## Behind the curtains
### Data Management
- **DuckDB + Parquet** for high-speed data retrieval and low-latency storage. Perfect for OHLCV data and feature extraction.
- **ScyllaDB** for distributed, near-instantaneous reading and writing at scale. No waiting around.
### Model Training & Inference
- **[[AutoGluon]] + [[Ray]]** to train and execute models in real-time. 1-minute, 5-minute, and 1-hour bars are processed, with lookbacks for deeper analysis.
- **[[NumPy]] + [[CuPy]]** for blazing-fast computation of features using GPU when it matters.
- Real-time adjustments based on market conditions, with no manual intervention required.
![[model-training.png]]
### Monitoring & Observability
- **Prometheus + Grafana** for real-time metrics. If it moves, it’s monitored.
- **Loki + Promtail** for journal logs across distributed nodes.

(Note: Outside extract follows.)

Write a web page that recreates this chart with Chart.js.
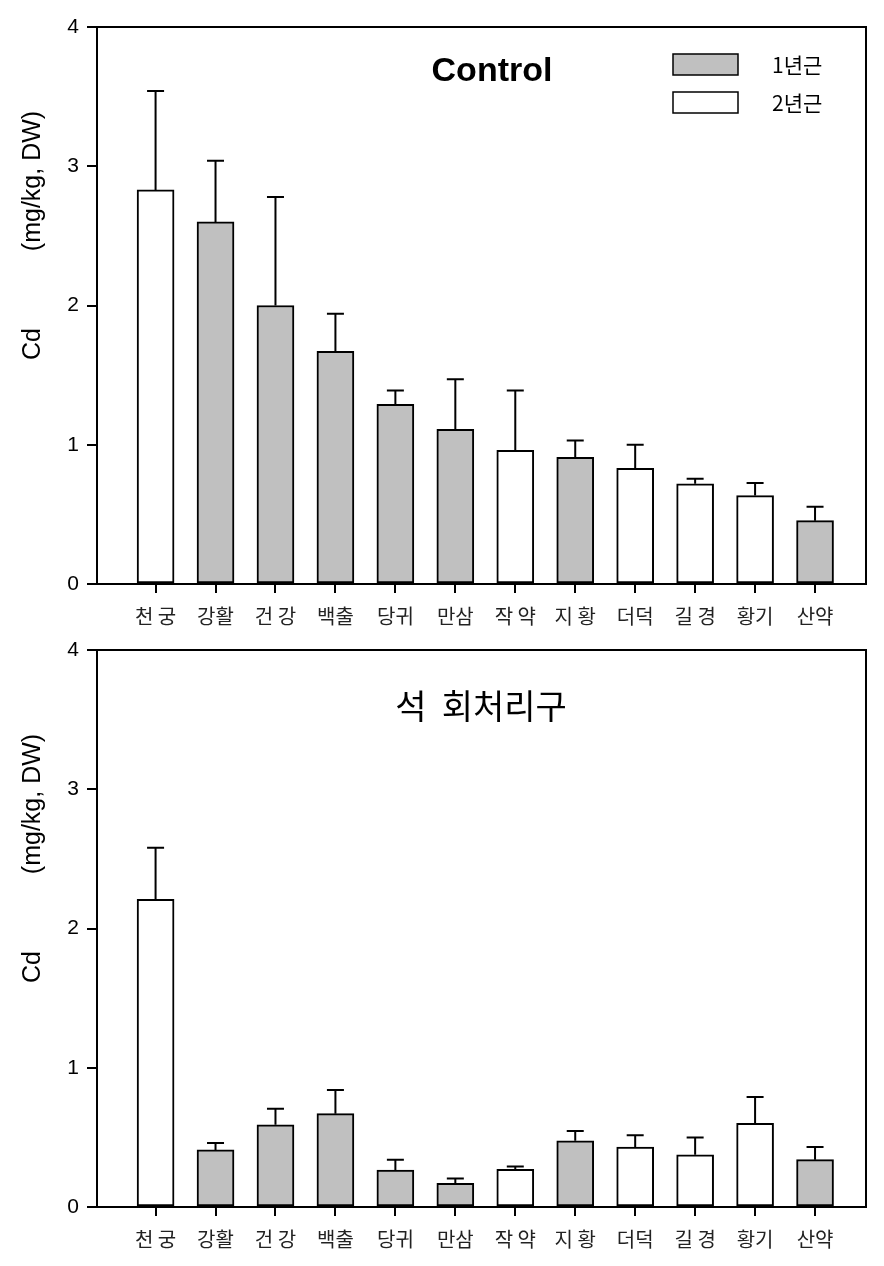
<!DOCTYPE html>
<html><head><meta charset="utf-8">
<script src="https://cdn.jsdelivr.net/npm/chart.js@4.4.1/dist/chart.umd.min.js"></script>
<style>
html,body{margin:0;padding:0;background:#fff;}
#wrap{position:relative;width:884px;height:1266px;overflow:hidden;}
.box{position:absolute;left:0;width:884px;}
</style></head><body>
<div id="wrap">
<div class="box" style="top:0;height:633px"><canvas id="c1"></canvas></div>
<div class="box" style="top:623px;height:643px"><canvas id="c2"></canvas></div>
</div>
<script>
const categories = ['천 궁','강활','건 강','백출','당귀','만삼','작 약','지 황','더덕','길 경','황기','산약'];
const rootAge = [2,1,1,1,1,1,2,1,2,2,2,1];
const seriesNames = ['1년근','2년근'];
const controlMeans = [2.83,2.60,2.00,1.67,1.29,1.11,0.96,0.91,0.83,0.72,0.635,0.455];
const controlSD    = [0.71,0.44,0.78,0.27,0.10,0.36,0.43,0.12,0.17,0.035,0.09,0.10];
const limeMeans = [2.21,0.41,0.59,0.67,0.265,0.17,0.27,0.475,0.43,0.375,0.60,0.34];
const limeSD    = [0.37,0.05,0.115,0.17,0.075,0.035,0.02,0.07,0.085,0.125,0.19,0.09];
const yTicks = [0,1,2,3,4];
const panelTitles = ['Control','석  회처리구'];

const GRAY = '#c0c0c0';
const KFONT = '"Noto Sans CJK KR", "Noto Sans", sans-serif';
const AFONT = '"Liberation Sans", Arial, sans-serif';

function makeDatasets(means){
  return [1,2].map(age => ({
    label: seriesNames[age-1],
    data: categories.map((c,i)=>({x:i,y:means[i],age:rootAge[i]})).filter(p=>p.age===age),
    backgroundColor: age===1 ? GRAY : '#ffffff',
    borderColor: '#000',
    borderWidth: 2,
    borderSkipped: false,
    barThickness: 37,
    grouped: false
  }));
}

function decoPlugin(means, sd, titleIdx, showLegend){
  return {
    id: 'deco'+titleIdx,
    afterDatasetsDraw(chart){
      const ctx = chart.ctx, xs = chart.scales.x, ys = chart.scales.y, a = chart.chartArea;
      ctx.save();
      ctx.strokeStyle = '#000'; ctx.lineWidth = 2; ctx.lineCap = 'butt';
      means.forEach((m,i)=>{
        const x = xs.getPixelForValue(i);
        const y0 = ys.getPixelForValue(m);
        const y1 = ys.getPixelForValue(m + sd[i]);
        ctx.beginPath();
        ctx.moveTo(x, y0); ctx.lineTo(x, y1);
        ctx.moveTo(x-8.5, y1); ctx.lineTo(x+8.5, y1);
        ctx.stroke();
      });
      // frame
      ctx.strokeRect(a.left, a.top, a.right-a.left, a.bottom-a.top);
      // panel title
      ctx.fillStyle = '#000';
      ctx.textAlign = 'center'; ctx.textBaseline = 'middle';
      if (titleIdx===0){
        ctx.font = 'bold 34px ' + AFONT;
        ctx.fillText(panelTitles[0], 492, 72);
      } else {
        ctx.font = '34px ' + KFONT;
        ctx.fillText(panelTitles[1], 481, 83);
      }
      // y title
      ctx.font = '25px ' + AFONT;
      ctx.save(); ctx.translate(33, 181); ctx.rotate(-Math.PI/2);
      ctx.fillText('(mg/kg, DW)', 0, 0); ctx.restore();
      ctx.save(); ctx.translate(33, 344); ctx.rotate(-Math.PI/2);
      ctx.fillText('Cd', 0, 0); ctx.restore();
      // legend
      if (showLegend){
        const ds = chart.data.datasets;
        ctx.lineWidth = 1.5;
        [[54,65],[92,103]].forEach((p,k)=>{
          ctx.fillStyle = ds[k].backgroundColor;
          ctx.fillRect(673, p[0], 65, 21);
          ctx.strokeRect(673, p[0], 65, 21);
          ctx.fillStyle = '#000';
          ctx.font = '21px ' + KFONT;
          ctx.textAlign = 'left';
          ctx.fillText(ds[k].label, 772, p[1]);
        });
      }
      ctx.restore();
    }
  };
}

function makeChart(id, means, sd, titleIdx, canvasH){
  return new Chart(document.getElementById(id), {
    type: 'bar',
    data: { datasets: makeDatasets(means) },
    options: {
      responsive: true, maintainAspectRatio: false, animation: false,
      layout: { padding: { top: 27, right: 18, left: 0, bottom: 0 } },
      plugins: { legend: { display: false }, tooltip: { enabled: false } },
      scales: {
        x: {
          type: 'linear', min: -0.977, max: 11.85, offset: false,
          afterBuildTicks: s => { s.ticks = categories.map((c,i)=>({value:i})); },
          afterFit: s => { s.height = canvasH - 584; },
          ticks: { callback: v => categories[v], autoSkip: false, maxRotation: 0,
                   font: { family: KFONT, size: 20 }, color: '#222', padding: 11 },
          grid: { offset: false, drawOnChartArea: false, drawTicks: true, tickLength: 9, lineWidth: 2, color: '#000' },
          border: { display: true, color: '#000', width: 2 }
        },
        y: {
          min: 0, max: 4,
          afterBuildTicks: s => { s.ticks = yTicks.map(v=>({value:v})); },
          afterFit: s => { s.width = 97; },
          ticks: { font: { family: AFONT, size: 21 }, color: '#000', padding: 8 },
          grid: { drawOnChartArea: false, drawTicks: true, tickLength: 10, lineWidth: 2, color: '#000' },
          border: { display: true, color: '#000', width: 2 }
        }
      }
    },
    plugins: [decoPlugin(means, sd, titleIdx, titleIdx===0)]
  });
}

makeChart('c1', controlMeans, controlSD, 0, 633);
makeChart('c2', limeMeans, limeSD, 1, 643);
</script>
</body></html>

- Custom alerts and dashboards to track latency, trade execution, and failure points.
![[monitoring.png]]
### Deployment & Automation
- **Tailscale** for secure, low-latency VPN access to nodes.
- **Systemd + Cron** for scheduled job execution and fault recovery.
- **Notebook queue workers** that poll for execution tasks. Notebooks become workflows.
![[notebooks.png]]
### **Infrastructure**
- Running on multi-core (28 vCPU), high-memory (128GB) local servers ... because cloud costs way too much and Frankensteining labs is way more fun
- **QNAP snapshotting** and **rsync** to NAS for fast, cheap recovery.
![[server-rack.jpeg]]